_Challenge:_ Scan the data. Collect each line that contains the word "this".

_The records:_
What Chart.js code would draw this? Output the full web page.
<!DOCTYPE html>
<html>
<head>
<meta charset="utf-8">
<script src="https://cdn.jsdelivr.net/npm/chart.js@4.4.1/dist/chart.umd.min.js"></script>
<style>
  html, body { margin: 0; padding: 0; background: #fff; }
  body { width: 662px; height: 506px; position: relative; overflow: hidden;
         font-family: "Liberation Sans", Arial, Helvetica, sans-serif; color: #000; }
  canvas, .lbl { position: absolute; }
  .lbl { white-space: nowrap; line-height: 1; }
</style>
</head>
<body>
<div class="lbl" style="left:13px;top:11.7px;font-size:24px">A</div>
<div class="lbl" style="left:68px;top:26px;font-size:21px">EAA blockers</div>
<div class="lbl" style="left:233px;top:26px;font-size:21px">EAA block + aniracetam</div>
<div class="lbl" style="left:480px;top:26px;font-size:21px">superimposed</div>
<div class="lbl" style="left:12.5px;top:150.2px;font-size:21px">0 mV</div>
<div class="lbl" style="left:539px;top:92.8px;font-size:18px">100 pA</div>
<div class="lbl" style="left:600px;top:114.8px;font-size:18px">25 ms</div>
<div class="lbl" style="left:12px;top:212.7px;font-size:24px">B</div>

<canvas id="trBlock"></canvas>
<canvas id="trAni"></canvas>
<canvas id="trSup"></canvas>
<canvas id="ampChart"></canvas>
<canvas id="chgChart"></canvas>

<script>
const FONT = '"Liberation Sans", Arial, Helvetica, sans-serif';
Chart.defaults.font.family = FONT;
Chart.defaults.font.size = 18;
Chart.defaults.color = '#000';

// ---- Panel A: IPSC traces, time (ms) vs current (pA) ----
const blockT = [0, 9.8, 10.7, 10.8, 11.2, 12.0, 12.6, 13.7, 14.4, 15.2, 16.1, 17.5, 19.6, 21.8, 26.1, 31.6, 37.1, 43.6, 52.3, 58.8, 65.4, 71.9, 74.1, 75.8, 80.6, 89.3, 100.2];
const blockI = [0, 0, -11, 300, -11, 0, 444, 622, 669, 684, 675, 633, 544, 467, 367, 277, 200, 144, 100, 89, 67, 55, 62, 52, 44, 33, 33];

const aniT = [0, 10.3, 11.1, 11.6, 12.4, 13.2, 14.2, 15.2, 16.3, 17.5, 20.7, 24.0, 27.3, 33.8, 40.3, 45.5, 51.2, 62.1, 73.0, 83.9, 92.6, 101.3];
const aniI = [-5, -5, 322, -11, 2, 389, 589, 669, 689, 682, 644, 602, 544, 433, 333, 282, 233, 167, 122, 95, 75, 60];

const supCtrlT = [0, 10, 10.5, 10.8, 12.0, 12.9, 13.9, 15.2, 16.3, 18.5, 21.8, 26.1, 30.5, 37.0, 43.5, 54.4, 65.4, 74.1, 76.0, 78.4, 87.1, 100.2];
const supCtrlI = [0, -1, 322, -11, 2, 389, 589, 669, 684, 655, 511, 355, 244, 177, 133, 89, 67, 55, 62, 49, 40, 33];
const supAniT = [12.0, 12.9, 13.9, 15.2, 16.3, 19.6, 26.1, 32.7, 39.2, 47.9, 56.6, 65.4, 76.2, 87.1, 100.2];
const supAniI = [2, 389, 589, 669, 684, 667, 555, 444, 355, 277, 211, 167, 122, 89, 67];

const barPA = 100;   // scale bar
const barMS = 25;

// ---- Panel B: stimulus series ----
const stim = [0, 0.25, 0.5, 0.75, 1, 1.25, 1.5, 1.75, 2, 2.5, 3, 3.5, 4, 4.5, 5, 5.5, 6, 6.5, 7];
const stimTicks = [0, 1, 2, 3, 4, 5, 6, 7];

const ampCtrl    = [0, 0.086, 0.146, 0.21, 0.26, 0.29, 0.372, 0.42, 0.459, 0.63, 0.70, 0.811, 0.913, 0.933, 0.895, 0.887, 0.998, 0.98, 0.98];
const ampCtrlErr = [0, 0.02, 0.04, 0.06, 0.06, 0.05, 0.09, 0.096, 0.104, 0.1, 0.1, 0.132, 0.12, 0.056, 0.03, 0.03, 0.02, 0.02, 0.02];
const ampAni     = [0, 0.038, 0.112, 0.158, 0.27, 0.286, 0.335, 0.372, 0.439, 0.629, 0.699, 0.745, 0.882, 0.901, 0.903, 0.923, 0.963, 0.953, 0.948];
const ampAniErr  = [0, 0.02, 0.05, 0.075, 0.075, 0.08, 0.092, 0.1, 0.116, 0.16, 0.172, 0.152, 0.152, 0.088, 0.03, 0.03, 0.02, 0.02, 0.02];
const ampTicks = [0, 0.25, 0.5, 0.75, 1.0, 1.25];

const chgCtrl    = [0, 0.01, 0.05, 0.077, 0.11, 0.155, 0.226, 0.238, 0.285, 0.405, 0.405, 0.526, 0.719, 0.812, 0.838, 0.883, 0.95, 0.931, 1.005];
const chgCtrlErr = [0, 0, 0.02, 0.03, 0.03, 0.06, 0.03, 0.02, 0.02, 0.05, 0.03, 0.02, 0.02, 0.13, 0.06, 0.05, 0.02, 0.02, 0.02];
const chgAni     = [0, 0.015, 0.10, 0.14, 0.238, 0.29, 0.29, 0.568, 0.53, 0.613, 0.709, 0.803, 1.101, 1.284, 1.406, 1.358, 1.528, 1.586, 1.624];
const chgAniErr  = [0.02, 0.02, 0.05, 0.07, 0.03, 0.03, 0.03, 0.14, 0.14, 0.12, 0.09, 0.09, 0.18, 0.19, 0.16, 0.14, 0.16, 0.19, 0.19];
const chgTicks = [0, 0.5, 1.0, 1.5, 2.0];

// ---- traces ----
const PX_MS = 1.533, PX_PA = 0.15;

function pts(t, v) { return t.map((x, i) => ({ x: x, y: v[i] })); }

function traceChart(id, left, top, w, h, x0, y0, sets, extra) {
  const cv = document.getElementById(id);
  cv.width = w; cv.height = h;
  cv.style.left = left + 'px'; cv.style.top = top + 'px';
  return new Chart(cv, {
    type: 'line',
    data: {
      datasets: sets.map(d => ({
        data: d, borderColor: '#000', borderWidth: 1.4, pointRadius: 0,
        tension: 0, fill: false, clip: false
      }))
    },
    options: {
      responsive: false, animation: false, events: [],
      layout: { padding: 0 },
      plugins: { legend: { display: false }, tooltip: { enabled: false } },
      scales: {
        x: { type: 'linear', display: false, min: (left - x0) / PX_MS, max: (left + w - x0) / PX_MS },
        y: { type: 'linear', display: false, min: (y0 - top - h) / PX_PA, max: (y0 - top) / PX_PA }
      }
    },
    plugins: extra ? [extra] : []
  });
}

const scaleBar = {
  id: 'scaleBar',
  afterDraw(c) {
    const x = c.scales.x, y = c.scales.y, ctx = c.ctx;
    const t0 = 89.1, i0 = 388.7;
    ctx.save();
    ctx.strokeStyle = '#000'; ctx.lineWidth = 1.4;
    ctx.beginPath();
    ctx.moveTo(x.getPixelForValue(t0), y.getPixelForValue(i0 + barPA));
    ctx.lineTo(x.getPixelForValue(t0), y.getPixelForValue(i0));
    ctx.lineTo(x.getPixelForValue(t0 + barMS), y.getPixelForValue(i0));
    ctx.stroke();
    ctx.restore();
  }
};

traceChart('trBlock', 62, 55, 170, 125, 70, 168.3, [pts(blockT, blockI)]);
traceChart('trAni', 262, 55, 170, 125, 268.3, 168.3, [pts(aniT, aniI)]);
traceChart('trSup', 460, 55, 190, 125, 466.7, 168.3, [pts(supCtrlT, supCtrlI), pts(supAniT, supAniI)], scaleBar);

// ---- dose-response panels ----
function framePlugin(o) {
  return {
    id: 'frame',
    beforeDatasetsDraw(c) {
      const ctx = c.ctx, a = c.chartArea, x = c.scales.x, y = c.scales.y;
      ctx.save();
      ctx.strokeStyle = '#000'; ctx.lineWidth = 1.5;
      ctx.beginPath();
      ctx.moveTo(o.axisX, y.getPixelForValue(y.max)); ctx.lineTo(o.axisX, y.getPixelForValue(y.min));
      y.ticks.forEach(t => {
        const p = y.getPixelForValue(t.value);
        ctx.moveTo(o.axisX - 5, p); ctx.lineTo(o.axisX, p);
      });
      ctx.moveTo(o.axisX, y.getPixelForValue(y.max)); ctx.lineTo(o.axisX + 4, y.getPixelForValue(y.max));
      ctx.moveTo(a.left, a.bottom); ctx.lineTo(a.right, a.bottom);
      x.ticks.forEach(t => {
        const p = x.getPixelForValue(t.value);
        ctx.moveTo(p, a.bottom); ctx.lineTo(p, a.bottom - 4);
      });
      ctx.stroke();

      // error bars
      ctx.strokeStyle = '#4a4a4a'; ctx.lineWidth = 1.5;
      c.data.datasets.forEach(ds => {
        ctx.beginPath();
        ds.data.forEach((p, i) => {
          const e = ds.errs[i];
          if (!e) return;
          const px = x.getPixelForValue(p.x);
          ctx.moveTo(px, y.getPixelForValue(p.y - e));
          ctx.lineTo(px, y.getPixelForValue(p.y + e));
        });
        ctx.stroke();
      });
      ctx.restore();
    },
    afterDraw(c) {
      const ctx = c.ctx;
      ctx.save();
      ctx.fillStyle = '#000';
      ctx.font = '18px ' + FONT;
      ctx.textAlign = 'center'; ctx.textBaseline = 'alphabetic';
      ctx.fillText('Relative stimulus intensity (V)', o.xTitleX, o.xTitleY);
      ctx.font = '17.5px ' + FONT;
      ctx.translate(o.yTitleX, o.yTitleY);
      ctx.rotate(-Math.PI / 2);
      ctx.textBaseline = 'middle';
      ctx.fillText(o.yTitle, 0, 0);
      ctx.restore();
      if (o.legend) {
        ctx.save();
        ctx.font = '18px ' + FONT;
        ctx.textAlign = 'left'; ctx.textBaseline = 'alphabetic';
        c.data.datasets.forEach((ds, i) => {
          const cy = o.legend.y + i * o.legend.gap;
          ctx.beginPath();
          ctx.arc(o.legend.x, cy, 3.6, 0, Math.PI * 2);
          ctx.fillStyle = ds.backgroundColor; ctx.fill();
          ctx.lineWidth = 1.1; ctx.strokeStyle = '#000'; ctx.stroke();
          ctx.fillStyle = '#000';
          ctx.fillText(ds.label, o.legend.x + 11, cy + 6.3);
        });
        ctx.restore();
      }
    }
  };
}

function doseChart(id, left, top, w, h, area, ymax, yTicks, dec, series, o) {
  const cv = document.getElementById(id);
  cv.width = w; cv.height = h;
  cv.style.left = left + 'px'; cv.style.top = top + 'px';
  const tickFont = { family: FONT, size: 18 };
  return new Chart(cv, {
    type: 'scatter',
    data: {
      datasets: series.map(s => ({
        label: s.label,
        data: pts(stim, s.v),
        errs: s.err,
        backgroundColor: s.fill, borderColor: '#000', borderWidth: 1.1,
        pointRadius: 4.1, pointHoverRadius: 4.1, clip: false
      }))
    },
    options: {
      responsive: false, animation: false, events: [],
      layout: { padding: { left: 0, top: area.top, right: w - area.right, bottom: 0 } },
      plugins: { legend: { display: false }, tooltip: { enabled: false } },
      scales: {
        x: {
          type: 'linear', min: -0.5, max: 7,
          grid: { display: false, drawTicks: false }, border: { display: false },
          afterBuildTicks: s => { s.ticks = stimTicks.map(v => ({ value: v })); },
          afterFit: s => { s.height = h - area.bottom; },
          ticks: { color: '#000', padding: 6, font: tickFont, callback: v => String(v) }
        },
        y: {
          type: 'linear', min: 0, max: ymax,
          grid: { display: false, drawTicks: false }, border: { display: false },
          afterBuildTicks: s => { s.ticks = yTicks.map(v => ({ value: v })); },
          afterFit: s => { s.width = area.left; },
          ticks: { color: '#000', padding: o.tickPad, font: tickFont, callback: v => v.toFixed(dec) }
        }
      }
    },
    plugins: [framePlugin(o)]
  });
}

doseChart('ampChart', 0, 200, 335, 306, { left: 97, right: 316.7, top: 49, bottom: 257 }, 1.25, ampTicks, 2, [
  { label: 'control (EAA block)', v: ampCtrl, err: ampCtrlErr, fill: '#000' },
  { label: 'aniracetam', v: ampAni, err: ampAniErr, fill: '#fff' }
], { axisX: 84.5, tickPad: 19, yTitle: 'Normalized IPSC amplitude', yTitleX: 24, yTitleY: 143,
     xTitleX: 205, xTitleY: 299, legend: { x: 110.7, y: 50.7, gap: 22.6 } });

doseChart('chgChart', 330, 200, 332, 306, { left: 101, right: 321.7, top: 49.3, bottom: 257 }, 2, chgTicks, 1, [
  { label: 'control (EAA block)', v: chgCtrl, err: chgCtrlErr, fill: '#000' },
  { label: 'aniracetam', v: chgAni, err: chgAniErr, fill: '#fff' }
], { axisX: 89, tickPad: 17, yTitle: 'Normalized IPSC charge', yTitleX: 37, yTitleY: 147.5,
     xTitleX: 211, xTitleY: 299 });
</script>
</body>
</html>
---
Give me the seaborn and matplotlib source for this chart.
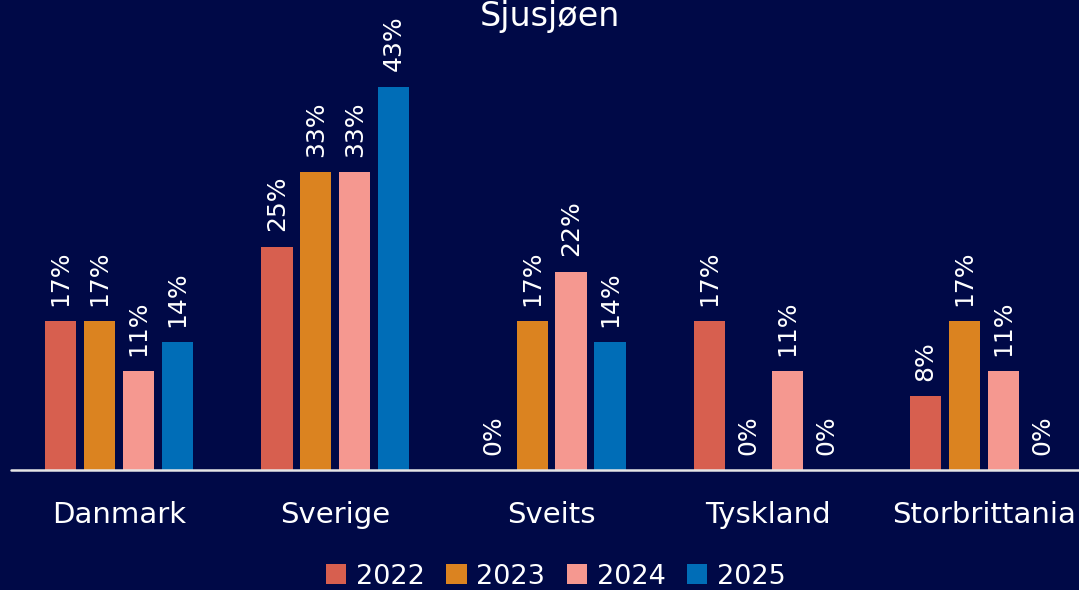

_Task answer:_
What Chart.js code would draw this? Output the full web page.
Give me the seaborn and matplotlib source for this chart.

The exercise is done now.